Harvesttime

(a harvestman, photo internet)

Driving around the island these days you’ll see freshly mown yellow fields sparkling brightly in the sunlight, as well as little trucks stacked high with hay bales. I don’t remember ever having seen so many of these ‘hay wagens’ on the island.  I guess this is due to the crisis: the price of cattle food has risen incredibly so it’s back to using the grasslands to produce natural cattle food.

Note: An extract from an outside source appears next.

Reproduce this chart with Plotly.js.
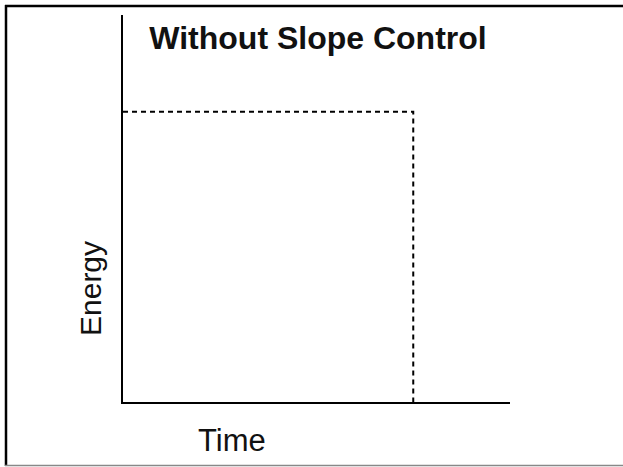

These summer patterns in the landscape should inspire weavers to make beautiful carpets. Once there was a weaver who learned her skills from Athena. Her name was Arachne: a girl from a poor family chosen by Athena to learn how to weave. Once she perfected her skill she made the most beautiful carpets. People came to admire her talent and to ask who taught her to weave. Arachne was so pleased with her success that she took all credit to herself and did not mention Athena, claiming her talent came to her naturally. That offended Athena who visited her disguised as an old woman. Arachne didn’t want to listen to this old grandma who told her that she should be more thankful to the Gods for her skill. When finally Arachne discovered that the old woman was Athena she challenged her to see who could make the most beautiful cloth. Athena wove a story about amongst others how people had been changed into awful animals, for not showing respect to the gods. Arachne wove stories about deranged gods and gods in compromising situations. However offensive Arachne’s work was, Athena could not find fault with the weaving. She was angered nonetheless and Arachne realized how unthankful she had been. She became so desperate that she hung herself. Displeased with her death, Athena decided that Arachne should continue weaving evermore and turned her into a spider (arachne in Greek).

Spiders are weavers of excellence and, especially in autumn, when the moisture in the air decorates their webs with fine crystal tears, spiderwebs can compete with the wondrous works of Arachne. Most spiders are harmless, at least for human beings. All they catch in their webs are other insects like flies.

Most spiders are creepy to look at. I prefer to keep my distance, which is easy in the winter because – yes, they seem to hide during the cold months. Do they hibernate? They’re certainly not around. Come summertime though, all kinds of crawling and flying creatures come out again, including the spiders.

I am nearly used to the rather smaller beige spiders (probably wolf spiders) that use my terrace as a racetrack and my house for hide-and-seek, but I have never seen so many spiders fleeing my feet as in the past few weeks. They don’t look too threatening and I have even dared to have a close look at them: a small black body on very long and thin legs. If they only had an elephant trunk they would be like those high legged elephants of Salvador Dali.  

The ‘creepy’ work starts just by opening the internet and looking for what kind of spiders they are. Ai, ai, ai, what a lot of creepy spiders there are! With a pounding heart I whizzed through lots of photographs, in my head knowing already what kind of spider it was: a Harvestman. Which actually is not a spider, but ‘spider–like’ in the order of arachnids.

There are as many as about 600 kinds of Harvestmen (opiliones), but the exact one flooding the island I have not determined. I think Harvestman is nice enough as a name for this creature. Harvestmen differ from spiders because they have a single oval shaped body and they do not weave webs. So you don’t have to worry about one day stepping out of your house and finding it encapsulated in a huge cobweb.

And I have to admit, Harvestmen look friendly and as soon as they hear your foot swishing through the air, they flee. So they don’t really bother you; it’s only this year’s appearance of such large numbers that is striking. They even look cute when they waddle away, trying to keep dry when I water my plants, hence giving me plenty of time to study them. It’s a pity there is not so much to say about them.